Problem description: Include the line containing "(384,421) -- (361,421);" and all lines before it, repeated exactly from the listing below, without pictures.

--- Begin Information provided ---

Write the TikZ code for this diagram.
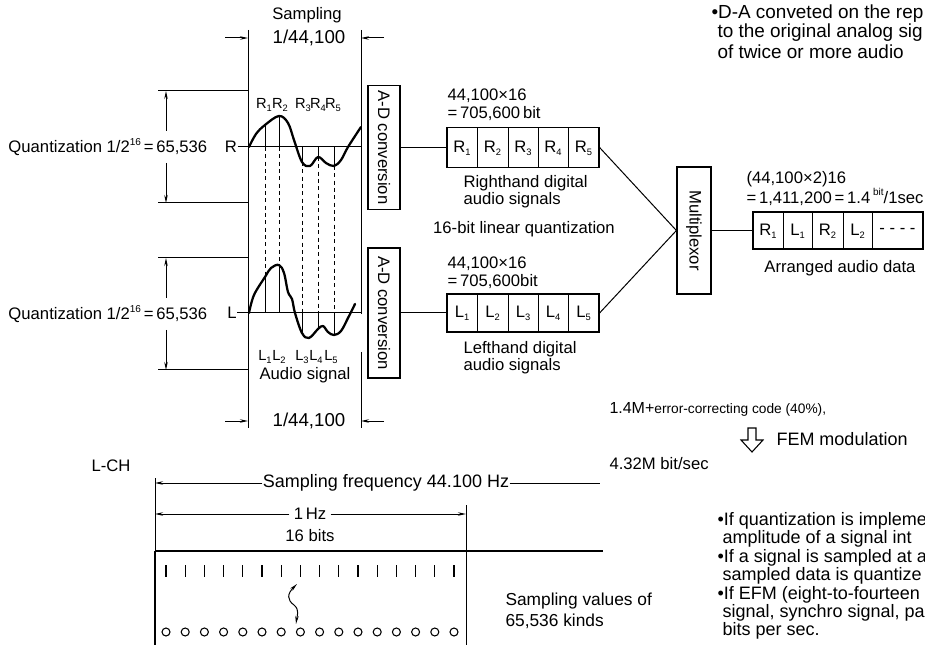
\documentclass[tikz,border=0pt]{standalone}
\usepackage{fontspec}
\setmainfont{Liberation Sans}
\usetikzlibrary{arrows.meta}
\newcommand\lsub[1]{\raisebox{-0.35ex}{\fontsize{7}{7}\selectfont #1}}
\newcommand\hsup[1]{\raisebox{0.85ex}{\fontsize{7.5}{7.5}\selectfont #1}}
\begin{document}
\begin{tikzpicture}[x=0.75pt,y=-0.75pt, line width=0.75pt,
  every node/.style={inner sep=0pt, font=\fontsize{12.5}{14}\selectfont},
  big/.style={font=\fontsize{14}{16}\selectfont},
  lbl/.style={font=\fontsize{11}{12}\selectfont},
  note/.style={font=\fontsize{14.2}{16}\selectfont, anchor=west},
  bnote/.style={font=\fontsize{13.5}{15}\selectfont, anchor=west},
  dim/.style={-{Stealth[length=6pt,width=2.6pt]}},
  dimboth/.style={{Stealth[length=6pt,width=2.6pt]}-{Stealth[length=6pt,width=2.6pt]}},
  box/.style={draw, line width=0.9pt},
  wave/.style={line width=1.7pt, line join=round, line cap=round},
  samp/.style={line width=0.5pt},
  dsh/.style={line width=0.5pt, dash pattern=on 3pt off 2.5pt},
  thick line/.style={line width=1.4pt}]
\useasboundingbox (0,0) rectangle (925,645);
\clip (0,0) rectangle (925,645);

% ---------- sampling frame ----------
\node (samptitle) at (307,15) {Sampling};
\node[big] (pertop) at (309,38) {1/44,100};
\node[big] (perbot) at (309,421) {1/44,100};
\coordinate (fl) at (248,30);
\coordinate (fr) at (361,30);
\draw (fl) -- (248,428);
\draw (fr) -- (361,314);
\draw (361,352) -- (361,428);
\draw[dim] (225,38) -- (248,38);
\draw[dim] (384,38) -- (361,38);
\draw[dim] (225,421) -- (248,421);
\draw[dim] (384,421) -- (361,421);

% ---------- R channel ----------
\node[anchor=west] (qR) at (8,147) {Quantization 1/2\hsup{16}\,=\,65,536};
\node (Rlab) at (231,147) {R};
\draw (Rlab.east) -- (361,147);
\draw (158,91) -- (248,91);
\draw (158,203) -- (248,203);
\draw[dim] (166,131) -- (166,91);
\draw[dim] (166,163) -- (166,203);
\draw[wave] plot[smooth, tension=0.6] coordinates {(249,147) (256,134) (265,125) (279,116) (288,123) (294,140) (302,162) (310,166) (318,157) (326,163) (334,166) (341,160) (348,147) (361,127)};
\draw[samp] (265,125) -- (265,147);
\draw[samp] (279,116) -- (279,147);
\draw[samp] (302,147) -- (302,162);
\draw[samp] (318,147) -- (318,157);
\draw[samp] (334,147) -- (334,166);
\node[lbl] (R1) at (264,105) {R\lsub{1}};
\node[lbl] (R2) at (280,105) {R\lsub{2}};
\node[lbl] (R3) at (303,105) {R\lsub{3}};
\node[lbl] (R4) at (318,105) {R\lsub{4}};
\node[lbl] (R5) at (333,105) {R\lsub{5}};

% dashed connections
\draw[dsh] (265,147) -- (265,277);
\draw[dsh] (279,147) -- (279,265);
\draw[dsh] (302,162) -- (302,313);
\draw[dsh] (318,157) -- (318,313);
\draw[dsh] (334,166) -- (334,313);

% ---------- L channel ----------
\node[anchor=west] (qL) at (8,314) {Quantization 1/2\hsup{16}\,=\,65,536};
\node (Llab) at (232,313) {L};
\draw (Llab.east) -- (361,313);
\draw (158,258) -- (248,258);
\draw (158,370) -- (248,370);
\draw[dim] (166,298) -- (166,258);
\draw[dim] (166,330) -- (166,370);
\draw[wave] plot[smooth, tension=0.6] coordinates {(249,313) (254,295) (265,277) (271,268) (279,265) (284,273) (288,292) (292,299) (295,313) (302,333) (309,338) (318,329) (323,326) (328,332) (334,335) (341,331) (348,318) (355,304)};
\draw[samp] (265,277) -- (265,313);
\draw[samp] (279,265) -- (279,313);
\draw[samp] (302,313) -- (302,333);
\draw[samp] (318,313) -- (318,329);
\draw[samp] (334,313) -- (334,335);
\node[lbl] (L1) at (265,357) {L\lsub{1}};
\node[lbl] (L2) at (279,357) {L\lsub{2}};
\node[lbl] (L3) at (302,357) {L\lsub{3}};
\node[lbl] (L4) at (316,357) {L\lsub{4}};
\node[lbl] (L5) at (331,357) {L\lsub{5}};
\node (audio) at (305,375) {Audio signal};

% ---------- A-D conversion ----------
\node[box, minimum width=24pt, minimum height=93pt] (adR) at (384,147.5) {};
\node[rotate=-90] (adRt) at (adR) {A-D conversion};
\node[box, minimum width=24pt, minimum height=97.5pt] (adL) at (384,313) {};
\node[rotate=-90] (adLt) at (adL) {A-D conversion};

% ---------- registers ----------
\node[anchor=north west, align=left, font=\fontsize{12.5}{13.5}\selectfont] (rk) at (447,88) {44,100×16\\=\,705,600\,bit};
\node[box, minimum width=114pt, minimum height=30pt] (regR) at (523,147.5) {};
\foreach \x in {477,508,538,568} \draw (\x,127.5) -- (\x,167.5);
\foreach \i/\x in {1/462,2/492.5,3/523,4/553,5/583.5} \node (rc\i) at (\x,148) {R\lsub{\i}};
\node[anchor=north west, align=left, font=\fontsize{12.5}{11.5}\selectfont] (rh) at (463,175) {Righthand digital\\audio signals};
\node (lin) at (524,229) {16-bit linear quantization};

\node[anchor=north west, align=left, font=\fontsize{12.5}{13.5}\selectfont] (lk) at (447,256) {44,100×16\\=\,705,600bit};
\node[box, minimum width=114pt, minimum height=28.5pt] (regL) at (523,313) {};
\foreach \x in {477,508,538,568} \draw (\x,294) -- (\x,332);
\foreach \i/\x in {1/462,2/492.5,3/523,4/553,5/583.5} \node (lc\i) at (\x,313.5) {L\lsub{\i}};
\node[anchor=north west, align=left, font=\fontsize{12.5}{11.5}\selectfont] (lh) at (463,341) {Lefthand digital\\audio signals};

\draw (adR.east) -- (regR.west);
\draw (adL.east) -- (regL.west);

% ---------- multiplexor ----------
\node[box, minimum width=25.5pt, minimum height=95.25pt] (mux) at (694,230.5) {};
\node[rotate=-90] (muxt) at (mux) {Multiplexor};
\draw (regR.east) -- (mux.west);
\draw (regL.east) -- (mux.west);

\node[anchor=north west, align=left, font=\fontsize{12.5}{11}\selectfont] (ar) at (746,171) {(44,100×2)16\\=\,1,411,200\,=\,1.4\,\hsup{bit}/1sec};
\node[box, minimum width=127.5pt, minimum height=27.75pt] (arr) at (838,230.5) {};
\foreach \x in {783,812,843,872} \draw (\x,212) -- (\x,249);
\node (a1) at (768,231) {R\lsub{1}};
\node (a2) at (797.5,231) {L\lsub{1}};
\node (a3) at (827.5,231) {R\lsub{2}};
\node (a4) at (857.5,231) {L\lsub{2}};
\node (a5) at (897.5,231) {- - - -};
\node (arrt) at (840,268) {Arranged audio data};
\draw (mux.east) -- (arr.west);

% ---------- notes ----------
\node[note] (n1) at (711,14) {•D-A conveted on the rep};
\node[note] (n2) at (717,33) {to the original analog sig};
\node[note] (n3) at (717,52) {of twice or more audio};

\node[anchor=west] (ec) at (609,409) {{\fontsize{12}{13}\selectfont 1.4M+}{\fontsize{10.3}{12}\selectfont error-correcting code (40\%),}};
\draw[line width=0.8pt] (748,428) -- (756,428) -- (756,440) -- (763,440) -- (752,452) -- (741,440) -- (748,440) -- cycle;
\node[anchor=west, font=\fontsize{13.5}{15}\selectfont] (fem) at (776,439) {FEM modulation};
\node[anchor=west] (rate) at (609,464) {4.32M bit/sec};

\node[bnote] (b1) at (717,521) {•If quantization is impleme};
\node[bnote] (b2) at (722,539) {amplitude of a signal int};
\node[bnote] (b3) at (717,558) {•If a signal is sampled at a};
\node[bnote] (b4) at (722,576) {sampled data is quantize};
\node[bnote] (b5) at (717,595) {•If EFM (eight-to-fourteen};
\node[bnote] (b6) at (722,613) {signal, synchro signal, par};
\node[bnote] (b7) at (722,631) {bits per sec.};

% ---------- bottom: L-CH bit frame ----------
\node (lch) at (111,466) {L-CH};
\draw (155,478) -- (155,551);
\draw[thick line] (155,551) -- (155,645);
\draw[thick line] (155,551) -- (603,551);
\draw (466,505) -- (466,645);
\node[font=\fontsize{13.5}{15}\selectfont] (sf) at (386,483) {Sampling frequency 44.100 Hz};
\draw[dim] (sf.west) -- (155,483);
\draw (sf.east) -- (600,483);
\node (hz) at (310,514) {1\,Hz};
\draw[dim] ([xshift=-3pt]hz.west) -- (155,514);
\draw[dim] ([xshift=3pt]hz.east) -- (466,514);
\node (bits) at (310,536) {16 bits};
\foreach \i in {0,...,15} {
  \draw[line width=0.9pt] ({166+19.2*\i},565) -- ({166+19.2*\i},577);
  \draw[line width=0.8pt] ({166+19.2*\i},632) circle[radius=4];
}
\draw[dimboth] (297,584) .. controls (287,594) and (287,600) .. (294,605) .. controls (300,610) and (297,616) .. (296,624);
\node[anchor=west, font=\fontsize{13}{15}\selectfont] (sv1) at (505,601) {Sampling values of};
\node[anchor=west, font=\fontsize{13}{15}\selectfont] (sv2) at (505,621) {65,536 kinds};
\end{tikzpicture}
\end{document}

--- End Information provided ---

Output below:
Write the TikZ code for this diagram.
\documentclass[tikz,border=0pt]{standalone}
\usepackage{fontspec}
\setmainfont{Liberation Sans}
\usetikzlibrary{arrows.meta}
\newcommand\lsub[1]{\raisebox{-0.35ex}{\fontsize{7}{7}\selectfont #1}}
\newcommand\hsup[1]{\raisebox{0.85ex}{\fontsize{7.5}{7.5}\selectfont #1}}
\begin{document}
\begin{tikzpicture}[x=0.75pt,y=-0.75pt, line width=0.75pt,
  every node/.style={inner sep=0pt, font=\fontsize{12.5}{14}\selectfont},
  big/.style={font=\fontsize{14}{16}\selectfont},
  lbl/.style={font=\fontsize{11}{12}\selectfont},
  note/.style={font=\fontsize{14.2}{16}\selectfont, anchor=west},
  bnote/.style={font=\fontsize{13.5}{15}\selectfont, anchor=west},
  dim/.style={-{Stealth[length=6pt,width=2.6pt]}},
  dimboth/.style={{Stealth[length=6pt,width=2.6pt]}-{Stealth[length=6pt,width=2.6pt]}},
  box/.style={draw, line width=0.9pt},
  wave/.style={line width=1.7pt, line join=round, line cap=round},
  samp/.style={line width=0.5pt},
  dsh/.style={line width=0.5pt, dash pattern=on 3pt off 2.5pt},
  thick line/.style={line width=1.4pt}]
\useasboundingbox (0,0) rectangle (925,645);
\clip (0,0) rectangle (925,645);

% ---------- sampling frame ----------
\node (samptitle) at (307,15) {Sampling};
\node[big] (pertop) at (309,38) {1/44,100};
\node[big] (perbot) at (309,421) {1/44,100};
\coordinate (fl) at (248,30);
\coordinate (fr) at (361,30);
\draw (fl) -- (248,428);
\draw (fr) -- (361,314);
\draw (361,352) -- (361,428);
\draw[dim] (225,38) -- (248,38);
\draw[dim] (384,38) -- (361,38);
\draw[dim] (225,421) -- (248,421);
\draw[dim] (384,421) -- (361,421);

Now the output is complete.